◆ Data lines:
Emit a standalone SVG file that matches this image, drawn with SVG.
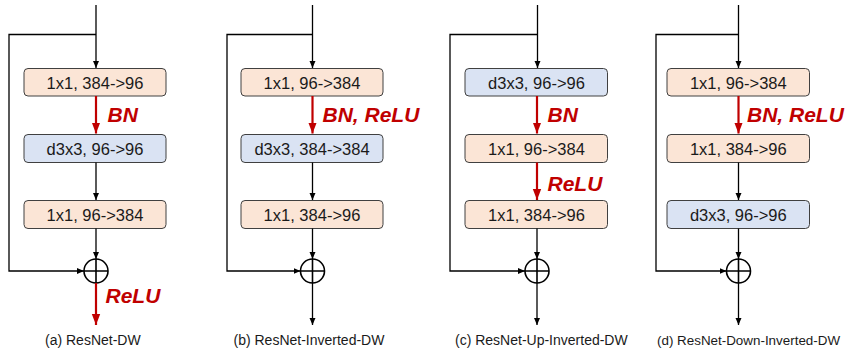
<svg xmlns="http://www.w3.org/2000/svg" width="847" height="351" viewBox="0 0 847 351">
<style>
.box{stroke:#404040;stroke-width:1;}
.pw{fill:#fbe5d6;}
.bl{fill:#dae3f3;}
.bt{font-family:"Liberation Sans",Arial,sans-serif;font-size:16.5px;fill:#1a1a1a;text-anchor:middle;}
.ln{fill:none;stroke:#000;stroke-width:1.3;}
.rd{fill:none;stroke:#c00000;stroke-width:2.2;}
.rl{font-family:"Liberation Sans",Arial,sans-serif;font-size:21px;font-weight:bold;font-style:italic;fill:#c00000;}
.cap{font-family:"Liberation Sans",Arial,sans-serif;font-size:14px;fill:#1a1a1a;}
.sum{fill:none;stroke:#000;stroke-width:1.6;}
</style>
<defs>
<marker id="ah" markerUnits="userSpaceOnUse" markerWidth="8" markerHeight="8" viewBox="0 0 8 8" refX="7" refY="4" orient="auto">
<path d="M0,1 L7,4 L0,7 Z" fill="#000"/>
</marker>
<marker id="ahr" markerUnits="userSpaceOnUse" markerWidth="12" markerHeight="10" viewBox="0 0 12 10" refX="11" refY="5" orient="auto">
<path d="M0,0.8 L11,5 L0,9.2 Z" fill="#c00000"/>
</marker>
</defs>

<!-- Panel a -->
<g id="a-box1"><rect class="box pw" x="24" y="68.5" width="142" height="27.5" rx="4"/><text class="bt" x="95" y="89">1x1, 384-&gt;96</text></g>
<g id="a-box2"><rect class="box bl" x="24" y="134.5" width="142" height="28" rx="4"/><text class="bt" x="95" y="155">d3x3, 96-&gt;96</text></g>
<g id="a-box3"><rect class="box pw" x="24" y="200.5" width="142" height="28" rx="4"/><text class="bt" x="95" y="221">1x1, 96-&gt;384</text></g>
<g id="a-sum"><circle class="sum" cx="96" cy="271" r="12"/><path class="sum" d="M84,271 H108 M96,259 V283"/></g>

<!-- Panel b -->
<g id="b-box1"><rect class="box pw" x="241" y="68.5" width="142" height="27.5" rx="4"/><text class="bt" x="312" y="89">1x1, 96-&gt;384</text></g>
<g id="b-box2"><rect class="box bl" x="241" y="134.5" width="142" height="28" rx="4"/><text class="bt" x="312" y="155">d3x3, 384-&gt;384</text></g>
<g id="b-box3"><rect class="box pw" x="241" y="200.5" width="142" height="28" rx="4"/><text class="bt" x="312" y="221">1x1, 384-&gt;96</text></g>
<g id="b-sum"><circle class="sum" cx="312.5" cy="271" r="12"/><path class="sum" d="M300.5,271 H324.5 M312.5,259 V283"/></g>

<!-- Panel c -->
<g id="c-box1"><rect class="box bl" x="465" y="68.5" width="142.5" height="27.5" rx="4"/><text class="bt" x="536.5" y="89">d3x3, 96-&gt;96</text></g>
<g id="c-box2"><rect class="box pw" x="465" y="134.5" width="142.5" height="28" rx="4"/><text class="bt" x="536.5" y="155">1x1, 96-&gt;384</text></g>
<g id="c-box3"><rect class="box pw" x="465" y="200.5" width="142.5" height="28" rx="4"/><text class="bt" x="536.5" y="221">1x1, 384-&gt;96</text></g>
<g id="c-sum"><circle class="sum" cx="537" cy="271" r="12"/><path class="sum" d="M525,271 H549 M537,259 V283"/></g>

<!-- Panel d -->
<g id="d-box1"><rect class="box pw" x="667" y="68.5" width="142.5" height="27.5" rx="4"/><text class="bt" x="738.3" y="89">1x1, 96-&gt;384</text></g>
<g id="d-box2"><rect class="box pw" x="667" y="134.5" width="142.5" height="28" rx="4"/><text class="bt" x="738.3" y="155">1x1, 384-&gt;96</text></g>
<g id="d-box3"><rect class="box bl" x="667" y="200.5" width="142.5" height="28" rx="4"/><text class="bt" x="738.3" y="221">d3x3, 96-&gt;96</text></g>
<g id="d-sum"><circle class="sum" cx="738.5" cy="271" r="12"/><path class="sum" d="M726.5,271 H750.5 M738.5,259 V283"/></g>

<g id="connectors">
<!-- a -->
<path class="ln" d="M96,5 V68" marker-end="url(#ah)"/>
<path class="ln" d="M96,34.5 H9 V271 H84" marker-end="url(#ah)"/>
<path class="rd" d="M96,96 V133.5" marker-end="url(#ahr)"/>
<path class="ln" d="M96,162.5 V200" marker-end="url(#ah)"/>
<path class="ln" d="M96,228.5 V259" marker-end="url(#ah)"/>
<path class="rd" d="M96,283 V325" marker-end="url(#ahr)"/>
<!-- b -->
<path class="ln" d="M312.5,5 V68" marker-end="url(#ah)"/>
<path class="ln" d="M312.5,34.5 H227 V271 H300.5" marker-end="url(#ah)"/>
<path class="rd" d="M312.5,96 V133.5" marker-end="url(#ahr)"/>
<path class="ln" d="M312.5,162.5 V200" marker-end="url(#ah)"/>
<path class="ln" d="M312.5,228.5 V259" marker-end="url(#ah)"/>
<path class="ln" d="M312.5,283 V325" marker-end="url(#ah)"/>
<!-- c -->
<path class="ln" d="M537.5,5 V68" marker-end="url(#ah)"/>
<path class="ln" d="M537.5,34.5 H450 V271 H525" marker-end="url(#ah)"/>
<path class="rd" d="M537,96 V133.5" marker-end="url(#ahr)"/>
<path class="rd" d="M537,162.5 V200" marker-end="url(#ahr)"/>
<path class="ln" d="M537,228.5 V259" marker-end="url(#ah)"/>
<path class="ln" d="M537,283 V325" marker-end="url(#ah)"/>
<!-- d -->
<path class="ln" d="M738.5,5 V68" marker-end="url(#ah)"/>
<path class="ln" d="M738.5,34.5 H656 V271 H726.5" marker-end="url(#ah)"/>
<path class="rd" d="M738.5,96 V133.5" marker-end="url(#ahr)"/>
<path class="ln" d="M738.5,162.5 V200" marker-end="url(#ah)"/>
<path class="ln" d="M738.5,228.5 V259" marker-end="url(#ah)"/>
<path class="ln" d="M738.5,283 V325" marker-end="url(#ah)"/>
</g>

<g id="labels">
<text class="rl" x="107.5" y="122">BN</text>
<text class="rl" x="105.5" y="303">ReLU</text>
<text class="rl" x="322.5" y="122">BN, ReLU</text>
<text class="rl" x="547.5" y="121.5">BN</text>
<text class="rl" x="547.5" y="190.5">ReLU</text>
<text class="rl" x="747" y="122">BN, ReLU</text>
</g>

<g id="captions">
<text class="cap" x="45" y="345">(a) ResNet-DW</text>
<text class="cap" x="233.5" y="345">(b) ResNet-Inverted-DW</text>
<text class="cap" x="455" y="345">(c) ResNet-Up-Inverted-DW</text>
<text class="cap" x="657" y="345" style="font-size:13.4px">(d) ResNet-Down-Inverted-DW</text>
</g>
</svg>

◆ Problem to work on:
All the material shown above is to be copied exactly, with no pictures carried over.

◆ Final result:
Emit a standalone SVG file that matches this image, drawn with SVG.
<svg xmlns="http://www.w3.org/2000/svg" width="847" height="351" viewBox="0 0 847 351">
<style>
.box{stroke:#404040;stroke-width:1;}
.pw{fill:#fbe5d6;}
.bl{fill:#dae3f3;}
.bt{font-family:"Liberation Sans",Arial,sans-serif;font-size:16.5px;fill:#1a1a1a;text-anchor:middle;}
.ln{fill:none;stroke:#000;stroke-width:1.3;}
.rd{fill:none;stroke:#c00000;stroke-width:2.2;}
.rl{font-family:"Liberation Sans",Arial,sans-serif;font-size:21px;font-weight:bold;font-style:italic;fill:#c00000;}
.cap{font-family:"Liberation Sans",Arial,sans-serif;font-size:14px;fill:#1a1a1a;}
.sum{fill:none;stroke:#000;stroke-width:1.6;}
</style>
<defs>
<marker id="ah" markerUnits="userSpaceOnUse" markerWidth="8" markerHeight="8" viewBox="0 0 8 8" refX="7" refY="4" orient="auto">
<path d="M0,1 L7,4 L0,7 Z" fill="#000"/>
</marker>
<marker id="ahr" markerUnits="userSpaceOnUse" markerWidth="12" markerHeight="10" viewBox="0 0 12 10" refX="11" refY="5" orient="auto">
<path d="M0,0.8 L11,5 L0,9.2 Z" fill="#c00000"/>
</marker>
</defs>

<!-- Panel a -->
<g id="a-box1"><rect class="box pw" x="24" y="68.5" width="142" height="27.5" rx="4"/><text class="bt" x="95" y="89">1x1, 384-&gt;96</text></g>
<g id="a-box2"><rect class="box bl" x="24" y="134.5" width="142" height="28" rx="4"/><text class="bt" x="95" y="155">d3x3, 96-&gt;96</text></g>
<g id="a-box3"><rect class="box pw" x="24" y="200.5" width="142" height="28" rx="4"/><text class="bt" x="95" y="221">1x1, 96-&gt;384</text></g>
<g id="a-sum"><circle class="sum" cx="96" cy="271" r="12"/><path class="sum" d="M84,271 H108 M96,259 V283"/></g>

<!-- Panel b -->
<g id="b-box1"><rect class="box pw" x="241" y="68.5" width="142" height="27.5" rx="4"/><text class="bt" x="312" y="89">1x1, 96-&gt;384</text></g>
<g id="b-box2"><rect class="box bl" x="241" y="134.5" width="142" height="28" rx="4"/><text class="bt" x="312" y="155">d3x3, 384-&gt;384</text></g>
<g id="b-box3"><rect class="box pw" x="241" y="200.5" width="142" height="28" rx="4"/><text class="bt" x="312" y="221">1x1, 384-&gt;96</text></g>
<g id="b-sum"><circle class="sum" cx="312.5" cy="271" r="12"/><path class="sum" d="M300.5,271 H324.5 M312.5,259 V283"/></g>

<!-- Panel c -->
<g id="c-box1"><rect class="box bl" x="465" y="68.5" width="142.5" height="27.5" rx="4"/><text class="bt" x="536.5" y="89">d3x3, 96-&gt;96</text></g>
<g id="c-box2"><rect class="box pw" x="465" y="134.5" width="142.5" height="28" rx="4"/><text class="bt" x="536.5" y="155">1x1, 96-&gt;384</text></g>
<g id="c-box3"><rect class="box pw" x="465" y="200.5" width="142.5" height="28" rx="4"/><text class="bt" x="536.5" y="221">1x1, 384-&gt;96</text></g>
<g id="c-sum"><circle class="sum" cx="537" cy="271" r="12"/><path class="sum" d="M525,271 H549 M537,259 V283"/></g>

<!-- Panel d -->
<g id="d-box1"><rect class="box pw" x="667" y="68.5" width="142.5" height="27.5" rx="4"/><text class="bt" x="738.3" y="89">1x1, 96-&gt;384</text></g>
<g id="d-box2"><rect class="box pw" x="667" y="134.5" width="142.5" height="28" rx="4"/><text class="bt" x="738.3" y="155">1x1, 384-&gt;96</text></g>
<g id="d-box3"><rect class="box bl" x="667" y="200.5" width="142.5" height="28" rx="4"/><text class="bt" x="738.3" y="221">d3x3, 96-&gt;96</text></g>
<g id="d-sum"><circle class="sum" cx="738.5" cy="271" r="12"/><path class="sum" d="M726.5,271 H750.5 M738.5,259 V283"/></g>

<g id="connectors">
<!-- a -->
<path class="ln" d="M96,5 V68" marker-end="url(#ah)"/>
<path class="ln" d="M96,34.5 H9 V271 H84" marker-end="url(#ah)"/>
<path class="rd" d="M96,96 V133.5" marker-end="url(#ahr)"/>
<path class="ln" d="M96,162.5 V200" marker-end="url(#ah)"/>
<path class="ln" d="M96,228.5 V259" marker-end="url(#ah)"/>
<path class="rd" d="M96,283 V325" marker-end="url(#ahr)"/>
<!-- b -->
<path class="ln" d="M312.5,5 V68" marker-end="url(#ah)"/>
<path class="ln" d="M312.5,34.5 H227 V271 H300.5" marker-end="url(#ah)"/>
<path class="rd" d="M312.5,96 V133.5" marker-end="url(#ahr)"/>
<path class="ln" d="M312.5,162.5 V200" marker-end="url(#ah)"/>
<path class="ln" d="M312.5,228.5 V259" marker-end="url(#ah)"/>
<path class="ln" d="M312.5,283 V325" marker-end="url(#ah)"/>
<!-- c -->
<path class="ln" d="M537.5,5 V68" marker-end="url(#ah)"/>
<path class="ln" d="M537.5,34.5 H450 V271 H525" marker-end="url(#ah)"/>
<path class="rd" d="M537,96 V133.5" marker-end="url(#ahr)"/>
<path class="rd" d="M537,162.5 V200" marker-end="url(#ahr)"/>
<path class="ln" d="M537,228.5 V259" marker-end="url(#ah)"/>
<path class="ln" d="M537,283 V325" marker-end="url(#ah)"/>
<!-- d -->
<path class="ln" d="M738.5,5 V68" marker-end="url(#ah)"/>
<path class="ln" d="M738.5,34.5 H656 V271 H726.5" marker-end="url(#ah)"/>
<path class="rd" d="M738.5,96 V133.5" marker-end="url(#ahr)"/>
<path class="ln" d="M738.5,162.5 V200" marker-end="url(#ah)"/>
<path class="ln" d="M738.5,228.5 V259" marker-end="url(#ah)"/>
<path class="ln" d="M738.5,283 V325" marker-end="url(#ah)"/>
</g>

<g id="labels">
<text class="rl" x="107.5" y="122">BN</text>
<text class="rl" x="105.5" y="303">ReLU</text>
<text class="rl" x="322.5" y="122">BN, ReLU</text>
<text class="rl" x="547.5" y="121.5">BN</text>
<text class="rl" x="547.5" y="190.5">ReLU</text>
<text class="rl" x="747" y="122">BN, ReLU</text>
</g>

<g id="captions">
<text class="cap" x="45" y="345">(a) ResNet-DW</text>
<text class="cap" x="233.5" y="345">(b) ResNet-Inverted-DW</text>
<text class="cap" x="455" y="345">(c) ResNet-Up-Inverted-DW</text>
<text class="cap" x="657" y="345" style="font-size:13.4px">(d) ResNet-Down-Inverted-DW</text>
</g>
</svg>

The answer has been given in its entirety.